--- Start Data section ---

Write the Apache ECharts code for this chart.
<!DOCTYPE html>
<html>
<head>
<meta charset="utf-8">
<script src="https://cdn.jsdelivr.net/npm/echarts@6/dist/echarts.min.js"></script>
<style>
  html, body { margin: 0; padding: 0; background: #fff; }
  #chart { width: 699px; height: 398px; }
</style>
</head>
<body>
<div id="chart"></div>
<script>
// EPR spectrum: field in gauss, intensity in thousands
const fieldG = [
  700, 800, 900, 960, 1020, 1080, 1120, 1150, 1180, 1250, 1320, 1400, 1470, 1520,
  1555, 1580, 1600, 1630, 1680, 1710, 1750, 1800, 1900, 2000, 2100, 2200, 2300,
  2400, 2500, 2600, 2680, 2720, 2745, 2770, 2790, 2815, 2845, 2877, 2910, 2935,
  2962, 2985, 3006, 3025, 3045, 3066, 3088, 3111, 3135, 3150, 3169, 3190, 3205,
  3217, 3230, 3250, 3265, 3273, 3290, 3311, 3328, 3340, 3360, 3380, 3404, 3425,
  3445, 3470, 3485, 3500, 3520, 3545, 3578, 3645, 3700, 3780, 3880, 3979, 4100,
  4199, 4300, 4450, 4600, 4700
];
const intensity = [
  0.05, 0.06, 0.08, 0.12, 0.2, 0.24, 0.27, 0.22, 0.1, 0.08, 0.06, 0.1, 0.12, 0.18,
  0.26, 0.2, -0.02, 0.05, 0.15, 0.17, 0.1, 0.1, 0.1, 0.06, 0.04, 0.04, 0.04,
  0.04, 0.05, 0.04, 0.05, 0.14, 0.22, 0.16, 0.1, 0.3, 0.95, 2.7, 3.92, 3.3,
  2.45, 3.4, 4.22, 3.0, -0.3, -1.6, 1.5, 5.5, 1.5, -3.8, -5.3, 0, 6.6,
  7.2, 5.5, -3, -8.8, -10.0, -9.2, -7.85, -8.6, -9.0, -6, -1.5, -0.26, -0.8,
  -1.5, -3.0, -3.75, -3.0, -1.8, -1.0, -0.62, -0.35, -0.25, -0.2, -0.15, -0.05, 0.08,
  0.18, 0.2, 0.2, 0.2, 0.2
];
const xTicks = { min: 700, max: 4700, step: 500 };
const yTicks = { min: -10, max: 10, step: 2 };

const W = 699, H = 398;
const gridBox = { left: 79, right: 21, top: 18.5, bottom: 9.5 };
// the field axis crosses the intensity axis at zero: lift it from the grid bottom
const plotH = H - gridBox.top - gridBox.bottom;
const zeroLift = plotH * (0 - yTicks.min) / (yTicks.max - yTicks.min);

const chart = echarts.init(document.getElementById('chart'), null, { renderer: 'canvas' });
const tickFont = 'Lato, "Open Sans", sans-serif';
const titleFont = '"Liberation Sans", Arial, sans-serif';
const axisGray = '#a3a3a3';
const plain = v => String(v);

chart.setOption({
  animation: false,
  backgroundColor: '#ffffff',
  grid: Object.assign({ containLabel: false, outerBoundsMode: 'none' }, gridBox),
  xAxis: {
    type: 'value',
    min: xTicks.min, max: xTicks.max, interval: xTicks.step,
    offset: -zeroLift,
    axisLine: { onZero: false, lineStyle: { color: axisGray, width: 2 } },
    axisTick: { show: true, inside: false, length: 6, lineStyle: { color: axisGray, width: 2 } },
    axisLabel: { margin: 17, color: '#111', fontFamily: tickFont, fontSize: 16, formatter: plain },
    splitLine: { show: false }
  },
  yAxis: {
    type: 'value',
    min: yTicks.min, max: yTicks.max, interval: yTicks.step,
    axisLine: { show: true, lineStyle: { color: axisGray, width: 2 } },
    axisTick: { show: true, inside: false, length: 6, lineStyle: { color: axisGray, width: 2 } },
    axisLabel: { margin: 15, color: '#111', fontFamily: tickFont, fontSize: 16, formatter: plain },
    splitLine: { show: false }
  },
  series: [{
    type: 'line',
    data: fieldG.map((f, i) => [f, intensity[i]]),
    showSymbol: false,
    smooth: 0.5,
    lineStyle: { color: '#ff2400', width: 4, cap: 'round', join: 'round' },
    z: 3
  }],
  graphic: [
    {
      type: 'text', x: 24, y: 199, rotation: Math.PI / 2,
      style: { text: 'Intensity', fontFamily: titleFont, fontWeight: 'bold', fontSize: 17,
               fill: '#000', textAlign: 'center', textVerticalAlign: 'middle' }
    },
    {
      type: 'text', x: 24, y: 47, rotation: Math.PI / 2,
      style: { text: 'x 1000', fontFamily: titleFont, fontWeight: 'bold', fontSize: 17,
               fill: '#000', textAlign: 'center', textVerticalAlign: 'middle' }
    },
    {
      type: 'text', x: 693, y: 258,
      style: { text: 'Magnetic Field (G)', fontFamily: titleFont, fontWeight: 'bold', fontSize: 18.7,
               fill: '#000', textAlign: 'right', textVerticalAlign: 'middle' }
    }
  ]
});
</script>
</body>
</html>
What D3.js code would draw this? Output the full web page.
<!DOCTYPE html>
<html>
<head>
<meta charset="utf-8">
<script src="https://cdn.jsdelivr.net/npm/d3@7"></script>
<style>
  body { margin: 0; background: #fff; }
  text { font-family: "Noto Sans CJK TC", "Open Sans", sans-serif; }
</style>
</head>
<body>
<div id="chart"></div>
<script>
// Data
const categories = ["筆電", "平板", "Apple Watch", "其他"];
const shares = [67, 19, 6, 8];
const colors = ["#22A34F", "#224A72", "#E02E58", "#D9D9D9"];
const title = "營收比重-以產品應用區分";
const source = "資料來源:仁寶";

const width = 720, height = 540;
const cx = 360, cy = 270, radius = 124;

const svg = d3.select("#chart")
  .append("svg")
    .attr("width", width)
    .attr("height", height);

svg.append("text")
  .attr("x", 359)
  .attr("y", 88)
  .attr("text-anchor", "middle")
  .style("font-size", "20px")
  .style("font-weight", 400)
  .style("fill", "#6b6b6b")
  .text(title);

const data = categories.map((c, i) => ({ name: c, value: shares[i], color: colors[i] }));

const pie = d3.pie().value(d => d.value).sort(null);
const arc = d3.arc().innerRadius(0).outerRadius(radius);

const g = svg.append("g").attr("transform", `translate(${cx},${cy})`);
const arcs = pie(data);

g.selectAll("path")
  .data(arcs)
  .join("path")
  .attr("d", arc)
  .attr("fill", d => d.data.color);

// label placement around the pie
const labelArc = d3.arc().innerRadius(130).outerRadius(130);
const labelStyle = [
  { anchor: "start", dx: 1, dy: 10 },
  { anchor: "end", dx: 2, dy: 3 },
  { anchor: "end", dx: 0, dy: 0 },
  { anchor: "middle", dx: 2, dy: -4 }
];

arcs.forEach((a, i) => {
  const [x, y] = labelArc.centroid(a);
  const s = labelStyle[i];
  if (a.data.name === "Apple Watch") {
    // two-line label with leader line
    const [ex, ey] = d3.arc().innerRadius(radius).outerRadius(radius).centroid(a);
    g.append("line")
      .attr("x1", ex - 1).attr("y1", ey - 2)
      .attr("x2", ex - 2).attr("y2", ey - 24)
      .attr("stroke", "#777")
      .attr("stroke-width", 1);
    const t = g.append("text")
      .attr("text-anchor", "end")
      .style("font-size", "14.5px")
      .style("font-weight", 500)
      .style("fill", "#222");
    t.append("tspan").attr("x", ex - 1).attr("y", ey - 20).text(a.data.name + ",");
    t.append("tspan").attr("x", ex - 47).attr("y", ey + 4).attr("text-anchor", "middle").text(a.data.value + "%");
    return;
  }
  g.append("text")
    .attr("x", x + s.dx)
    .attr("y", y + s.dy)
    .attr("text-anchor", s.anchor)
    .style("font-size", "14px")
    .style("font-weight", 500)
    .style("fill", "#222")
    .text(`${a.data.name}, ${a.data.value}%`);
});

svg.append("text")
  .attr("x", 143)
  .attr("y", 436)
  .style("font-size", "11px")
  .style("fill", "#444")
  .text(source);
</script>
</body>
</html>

--- End Data section ---

> [What you are asked to do]:
Go through the lines above. Select every one that has the string "this".

> [The response]:
Write the Apache ECharts code for this chart.
What D3.js code would draw this? Output the full web page.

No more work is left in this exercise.